Sandeshkhali has had an unsettling effect on the AITC ecosystem. The 2021 assembly election showed that Mamata Banerjee owed her overwhelming victory primarily to two factors. First, at the core of the AITC support base was the solid support it secured from the 32% or so Muslim electorate. Mamata Banerjee hopes that in the event of the Citizenship (Amendment) Act becoming operational before the announcement of elections, Muslim voters will repeat the consolidation of 2021. Second, although the BJP won around 52% of the Hindu votes in Bengal, the AITC won a significant amount of Hindu votes to overwhelm a party that receives no support from minority voters. Hindu women have given Mamata Banerjee disproportionate support.
The danger from Sandeshkhali for the AITC lies in the erosion of its support from Hindu voters.
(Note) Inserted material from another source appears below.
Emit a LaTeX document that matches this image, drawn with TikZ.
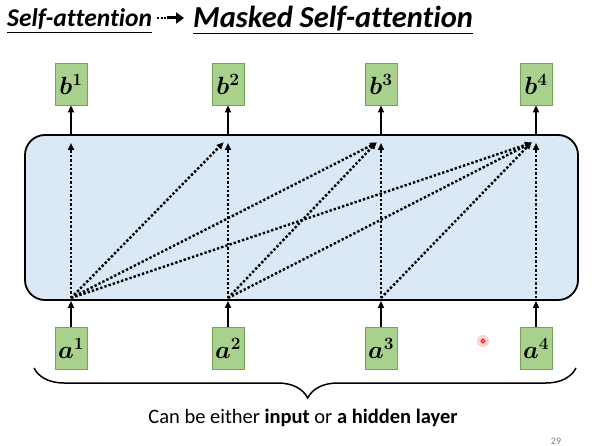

Although Bengal doesn’t count itself as part of the so-called Ram belt, the emotional upsurge associated with the Ram temple in Ayodhya has enlarged the pan-India Hindu vote, including in Bengal. Add to this the continuing enlargement of personal support for Prime Minister Narendra Modi and it is possible to understand why the AITC is fearful of Sandeshkhali making a dent in its Hindu women support base.
Outwardly, the political situation in Bengal seems eerily reminiscent of the situation that prevailed in 1977 when general elections were announced. The streets were totally dominated by the Congress and the Opposition supporters kept their heads down in fear of retribution. Even on polling day, few realised the numerical preponderance of the silent protests through the ballot box.